WHAT IS ASKED -
The entries below should be quoted exactly, with no pictures carried over.

Charts and diagrams as code:
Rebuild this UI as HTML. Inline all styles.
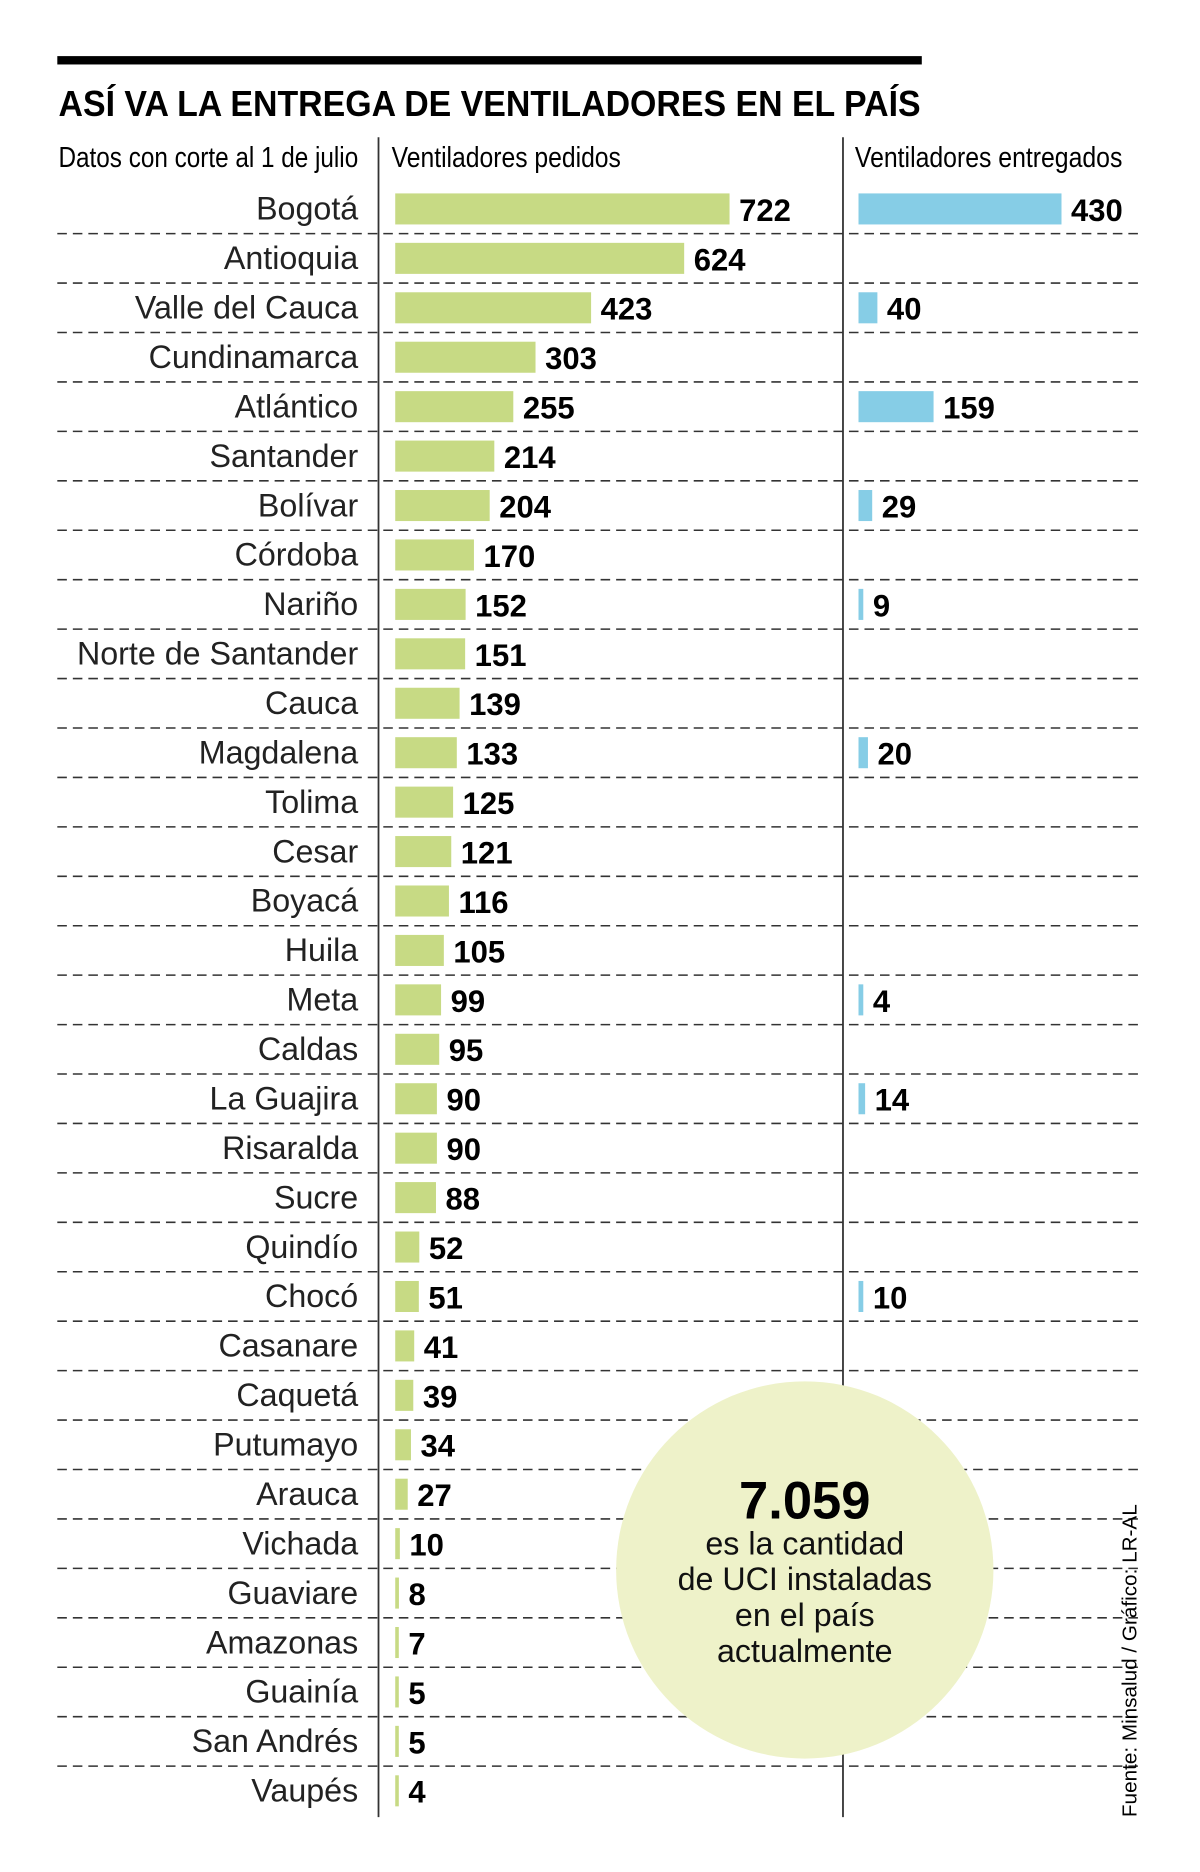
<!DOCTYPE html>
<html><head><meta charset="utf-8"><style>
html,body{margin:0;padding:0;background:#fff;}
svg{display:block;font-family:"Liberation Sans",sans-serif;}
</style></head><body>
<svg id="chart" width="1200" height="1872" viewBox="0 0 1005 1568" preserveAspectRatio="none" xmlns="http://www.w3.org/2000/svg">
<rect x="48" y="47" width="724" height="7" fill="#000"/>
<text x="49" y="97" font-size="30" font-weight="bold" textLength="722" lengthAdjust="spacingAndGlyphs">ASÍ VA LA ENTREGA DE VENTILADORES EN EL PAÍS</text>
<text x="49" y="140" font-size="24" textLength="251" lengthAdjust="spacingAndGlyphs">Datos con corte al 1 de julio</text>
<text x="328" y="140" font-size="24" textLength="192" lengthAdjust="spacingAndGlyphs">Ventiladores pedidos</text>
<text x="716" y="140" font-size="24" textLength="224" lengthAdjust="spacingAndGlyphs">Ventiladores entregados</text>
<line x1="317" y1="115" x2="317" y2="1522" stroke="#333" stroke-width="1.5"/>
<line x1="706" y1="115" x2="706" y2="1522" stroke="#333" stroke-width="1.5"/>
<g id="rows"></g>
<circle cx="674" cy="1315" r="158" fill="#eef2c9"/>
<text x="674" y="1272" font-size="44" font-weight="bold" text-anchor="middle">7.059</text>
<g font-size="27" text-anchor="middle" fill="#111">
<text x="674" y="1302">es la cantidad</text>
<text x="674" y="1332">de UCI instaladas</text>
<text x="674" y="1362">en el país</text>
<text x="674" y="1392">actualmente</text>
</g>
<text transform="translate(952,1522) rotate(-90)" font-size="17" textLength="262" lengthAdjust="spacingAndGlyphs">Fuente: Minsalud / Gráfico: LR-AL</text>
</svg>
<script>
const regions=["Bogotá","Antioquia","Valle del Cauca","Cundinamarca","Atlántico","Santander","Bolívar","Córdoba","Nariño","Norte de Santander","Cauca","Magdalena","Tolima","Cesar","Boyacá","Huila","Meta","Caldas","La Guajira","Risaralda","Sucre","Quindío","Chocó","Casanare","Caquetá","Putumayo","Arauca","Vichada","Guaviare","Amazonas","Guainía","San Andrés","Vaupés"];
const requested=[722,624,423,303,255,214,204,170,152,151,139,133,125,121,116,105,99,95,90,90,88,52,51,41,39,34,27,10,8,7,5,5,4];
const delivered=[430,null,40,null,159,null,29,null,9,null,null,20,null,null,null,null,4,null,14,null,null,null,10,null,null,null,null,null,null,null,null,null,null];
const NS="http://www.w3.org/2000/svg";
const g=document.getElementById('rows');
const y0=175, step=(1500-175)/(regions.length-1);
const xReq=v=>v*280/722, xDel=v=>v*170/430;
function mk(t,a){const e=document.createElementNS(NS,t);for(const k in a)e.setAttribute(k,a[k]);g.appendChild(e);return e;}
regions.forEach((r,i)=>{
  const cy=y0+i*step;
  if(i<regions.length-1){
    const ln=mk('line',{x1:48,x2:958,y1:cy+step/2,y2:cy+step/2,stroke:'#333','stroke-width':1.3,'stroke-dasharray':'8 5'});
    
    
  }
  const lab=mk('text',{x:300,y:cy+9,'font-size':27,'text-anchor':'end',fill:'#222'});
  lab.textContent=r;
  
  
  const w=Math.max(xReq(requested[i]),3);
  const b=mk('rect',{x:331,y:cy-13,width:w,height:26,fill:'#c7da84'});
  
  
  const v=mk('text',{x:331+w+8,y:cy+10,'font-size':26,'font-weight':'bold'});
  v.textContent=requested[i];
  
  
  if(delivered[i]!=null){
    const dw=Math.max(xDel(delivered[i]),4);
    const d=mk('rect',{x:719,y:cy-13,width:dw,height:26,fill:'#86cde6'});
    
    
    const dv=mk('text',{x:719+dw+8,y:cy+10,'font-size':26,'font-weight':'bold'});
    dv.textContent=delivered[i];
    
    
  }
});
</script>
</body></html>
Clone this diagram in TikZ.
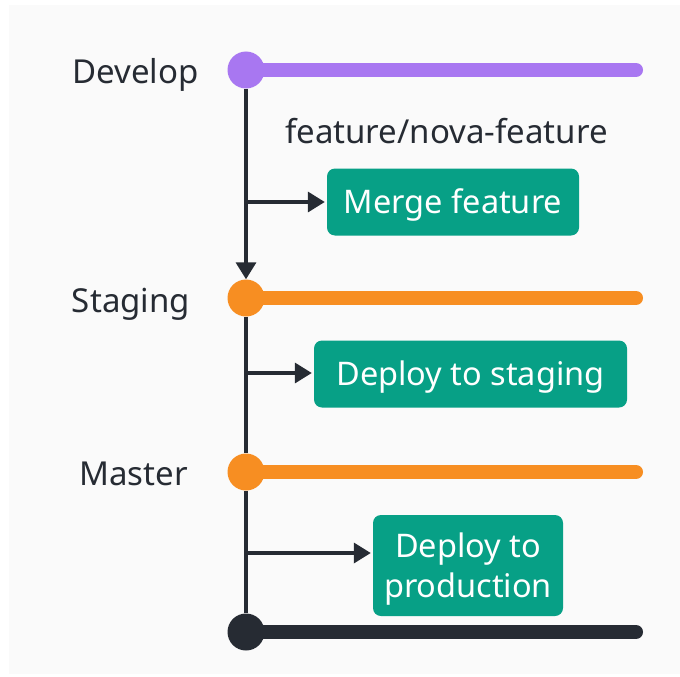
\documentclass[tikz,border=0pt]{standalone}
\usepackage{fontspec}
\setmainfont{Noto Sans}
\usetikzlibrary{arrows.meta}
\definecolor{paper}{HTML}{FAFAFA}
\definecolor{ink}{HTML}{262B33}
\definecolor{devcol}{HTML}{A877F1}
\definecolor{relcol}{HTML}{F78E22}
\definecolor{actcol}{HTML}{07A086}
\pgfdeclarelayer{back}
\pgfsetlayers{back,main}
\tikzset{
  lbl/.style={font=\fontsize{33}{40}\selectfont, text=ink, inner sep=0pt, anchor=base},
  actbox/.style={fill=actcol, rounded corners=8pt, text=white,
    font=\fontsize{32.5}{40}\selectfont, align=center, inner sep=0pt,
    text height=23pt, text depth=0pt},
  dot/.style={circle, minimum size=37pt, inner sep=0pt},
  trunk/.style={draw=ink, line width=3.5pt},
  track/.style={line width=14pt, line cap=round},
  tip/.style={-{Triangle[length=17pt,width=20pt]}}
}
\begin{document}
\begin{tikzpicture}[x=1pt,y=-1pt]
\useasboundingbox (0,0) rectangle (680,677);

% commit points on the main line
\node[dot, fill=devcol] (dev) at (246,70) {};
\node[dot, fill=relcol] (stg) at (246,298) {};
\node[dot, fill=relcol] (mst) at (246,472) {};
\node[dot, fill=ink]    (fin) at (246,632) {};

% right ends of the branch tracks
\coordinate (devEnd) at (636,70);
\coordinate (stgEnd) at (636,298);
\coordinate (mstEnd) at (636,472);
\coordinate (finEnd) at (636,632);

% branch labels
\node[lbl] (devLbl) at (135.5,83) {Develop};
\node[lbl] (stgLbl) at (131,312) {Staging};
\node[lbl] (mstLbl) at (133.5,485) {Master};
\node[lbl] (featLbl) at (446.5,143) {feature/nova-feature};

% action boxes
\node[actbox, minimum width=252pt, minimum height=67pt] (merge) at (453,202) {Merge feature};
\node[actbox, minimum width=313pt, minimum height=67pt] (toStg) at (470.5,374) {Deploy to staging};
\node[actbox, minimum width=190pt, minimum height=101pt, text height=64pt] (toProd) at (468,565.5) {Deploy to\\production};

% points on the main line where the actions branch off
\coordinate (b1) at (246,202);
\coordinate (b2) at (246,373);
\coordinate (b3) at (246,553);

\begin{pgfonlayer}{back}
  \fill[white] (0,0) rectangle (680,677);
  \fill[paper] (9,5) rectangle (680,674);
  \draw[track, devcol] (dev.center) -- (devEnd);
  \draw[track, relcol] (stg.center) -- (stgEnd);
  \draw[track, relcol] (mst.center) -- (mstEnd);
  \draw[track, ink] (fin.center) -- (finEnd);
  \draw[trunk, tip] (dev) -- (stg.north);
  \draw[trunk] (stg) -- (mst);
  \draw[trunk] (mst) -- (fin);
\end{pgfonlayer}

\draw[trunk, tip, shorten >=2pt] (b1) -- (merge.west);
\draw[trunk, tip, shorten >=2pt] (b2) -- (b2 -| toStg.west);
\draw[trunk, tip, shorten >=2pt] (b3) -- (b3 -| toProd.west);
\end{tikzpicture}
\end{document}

COMPLETE ANSWER -
Rebuild this UI as HTML. Inline all styles.
<!DOCTYPE html>
<html><head><meta charset="utf-8"><style>
html,body{margin:0;padding:0;background:#fff;}
svg{display:block;font-family:"Liberation Sans",sans-serif;}
</style></head><body>
<svg id="chart" width="1200" height="1872" viewBox="0 0 1005 1568" preserveAspectRatio="none" xmlns="http://www.w3.org/2000/svg">
<rect x="48" y="47" width="724" height="7" fill="#000"/>
<text x="49" y="97" font-size="30" font-weight="bold" textLength="722" lengthAdjust="spacingAndGlyphs">ASÍ VA LA ENTREGA DE VENTILADORES EN EL PAÍS</text>
<text x="49" y="140" font-size="24" textLength="251" lengthAdjust="spacingAndGlyphs">Datos con corte al 1 de julio</text>
<text x="328" y="140" font-size="24" textLength="192" lengthAdjust="spacingAndGlyphs">Ventiladores pedidos</text>
<text x="716" y="140" font-size="24" textLength="224" lengthAdjust="spacingAndGlyphs">Ventiladores entregados</text>
<line x1="317" y1="115" x2="317" y2="1522" stroke="#333" stroke-width="1.5"/>
<line x1="706" y1="115" x2="706" y2="1522" stroke="#333" stroke-width="1.5"/>
<g id="rows"></g>
<circle cx="674" cy="1315" r="158" fill="#eef2c9"/>
<text x="674" y="1272" font-size="44" font-weight="bold" text-anchor="middle">7.059</text>
<g font-size="27" text-anchor="middle" fill="#111">
<text x="674" y="1302">es la cantidad</text>
<text x="674" y="1332">de UCI instaladas</text>
<text x="674" y="1362">en el país</text>
<text x="674" y="1392">actualmente</text>
</g>
<text transform="translate(952,1522) rotate(-90)" font-size="17" textLength="262" lengthAdjust="spacingAndGlyphs">Fuente: Minsalud / Gráfico: LR-AL</text>
</svg>
<script>
const regions=["Bogotá","Antioquia","Valle del Cauca","Cundinamarca","Atlántico","Santander","Bolívar","Córdoba","Nariño","Norte de Santander","Cauca","Magdalena","Tolima","Cesar","Boyacá","Huila","Meta","Caldas","La Guajira","Risaralda","Sucre","Quindío","Chocó","Casanare","Caquetá","Putumayo","Arauca","Vichada","Guaviare","Amazonas","Guainía","San Andrés","Vaupés"];
const requested=[722,624,423,303,255,214,204,170,152,151,139,133,125,121,116,105,99,95,90,90,88,52,51,41,39,34,27,10,8,7,5,5,4];
const delivered=[430,null,40,null,159,null,29,null,9,null,null,20,null,null,null,null,4,null,14,null,null,null,10,null,null,null,null,null,null,null,null,null,null];
const NS="http://www.w3.org/2000/svg";
const g=document.getElementById('rows');
const y0=175, step=(1500-175)/(regions.length-1);
const xReq=v=>v*280/722, xDel=v=>v*170/430;
function mk(t,a){const e=document.createElementNS(NS,t);for(const k in a)e.setAttribute(k,a[k]);g.appendChild(e);return e;}
regions.forEach((r,i)=>{
  const cy=y0+i*step;
  if(i<regions.length-1){
    const ln=mk('line',{x1:48,x2:958,y1:cy+step/2,y2:cy+step/2,stroke:'#333','stroke-width':1.3,'stroke-dasharray':'8 5'});
    
    
  }
  const lab=mk('text',{x:300,y:cy+9,'font-size':27,'text-anchor':'end',fill:'#222'});
  lab.textContent=r;
  
  
  const w=Math.max(xReq(requested[i]),3);
  const b=mk('rect',{x:331,y:cy-13,width:w,height:26,fill:'#c7da84'});
  
  
  const v=mk('text',{x:331+w+8,y:cy+10,'font-size':26,'font-weight':'bold'});
  v.textContent=requested[i];
  
  
  if(delivered[i]!=null){
    const dw=Math.max(xDel(delivered[i]),4);
    const d=mk('rect',{x:719,y:cy-13,width:dw,height:26,fill:'#86cde6'});
    
    
    const dv=mk('text',{x:719+dw+8,y:cy+10,'font-size':26,'font-weight':'bold'});
    dv.textContent=delivered[i];
    
    
  }
});
</script>
</body></html>
Clone this diagram in TikZ.
\documentclass[tikz,border=0pt]{standalone}
\usepackage{fontspec}
\setmainfont{Noto Sans}
\usetikzlibrary{arrows.meta}
\definecolor{paper}{HTML}{FAFAFA}
\definecolor{ink}{HTML}{262B33}
\definecolor{devcol}{HTML}{A877F1}
\definecolor{relcol}{HTML}{F78E22}
\definecolor{actcol}{HTML}{07A086}
\pgfdeclarelayer{back}
\pgfsetlayers{back,main}
\tikzset{
  lbl/.style={font=\fontsize{33}{40}\selectfont, text=ink, inner sep=0pt, anchor=base},
  actbox/.style={fill=actcol, rounded corners=8pt, text=white,
    font=\fontsize{32.5}{40}\selectfont, align=center, inner sep=0pt,
    text height=23pt, text depth=0pt},
  dot/.style={circle, minimum size=37pt, inner sep=0pt},
  trunk/.style={draw=ink, line width=3.5pt},
  track/.style={line width=14pt, line cap=round},
  tip/.style={-{Triangle[length=17pt,width=20pt]}}
}
\begin{document}
\begin{tikzpicture}[x=1pt,y=-1pt]
\useasboundingbox (0,0) rectangle (680,677);

% commit points on the main line
\node[dot, fill=devcol] (dev) at (246,70) {};
\node[dot, fill=relcol] (stg) at (246,298) {};
\node[dot, fill=relcol] (mst) at (246,472) {};
\node[dot, fill=ink]    (fin) at (246,632) {};

% right ends of the branch tracks
\coordinate (devEnd) at (636,70);
\coordinate (stgEnd) at (636,298);
\coordinate (mstEnd) at (636,472);
\coordinate (finEnd) at (636,632);

% branch labels
\node[lbl] (devLbl) at (135.5,83) {Develop};
\node[lbl] (stgLbl) at (131,312) {Staging};
\node[lbl] (mstLbl) at (133.5,485) {Master};
\node[lbl] (featLbl) at (446.5,143) {feature/nova-feature};

% action boxes
\node[actbox, minimum width=252pt, minimum height=67pt] (merge) at (453,202) {Merge feature};
\node[actbox, minimum width=313pt, minimum height=67pt] (toStg) at (470.5,374) {Deploy to staging};
\node[actbox, minimum width=190pt, minimum height=101pt, text height=64pt] (toProd) at (468,565.5) {Deploy to\\production};

% points on the main line where the actions branch off
\coordinate (b1) at (246,202);
\coordinate (b2) at (246,373);
\coordinate (b3) at (246,553);

\begin{pgfonlayer}{back}
  \fill[white] (0,0) rectangle (680,677);
  \fill[paper] (9,5) rectangle (680,674);
  \draw[track, devcol] (dev.center) -- (devEnd);
  \draw[track, relcol] (stg.center) -- (stgEnd);
  \draw[track, relcol] (mst.center) -- (mstEnd);
  \draw[track, ink] (fin.center) -- (finEnd);
  \draw[trunk, tip] (dev) -- (stg.north);
  \draw[trunk] (stg) -- (mst);
  \draw[trunk] (mst) -- (fin);
\end{pgfonlayer}

\draw[trunk, tip, shorten >=2pt] (b1) -- (merge.west);
\draw[trunk, tip, shorten >=2pt] (b2) -- (b2 -| toStg.west);
\draw[trunk, tip, shorten >=2pt] (b3) -- (b3 -| toProd.west);
\end{tikzpicture}
\end{document}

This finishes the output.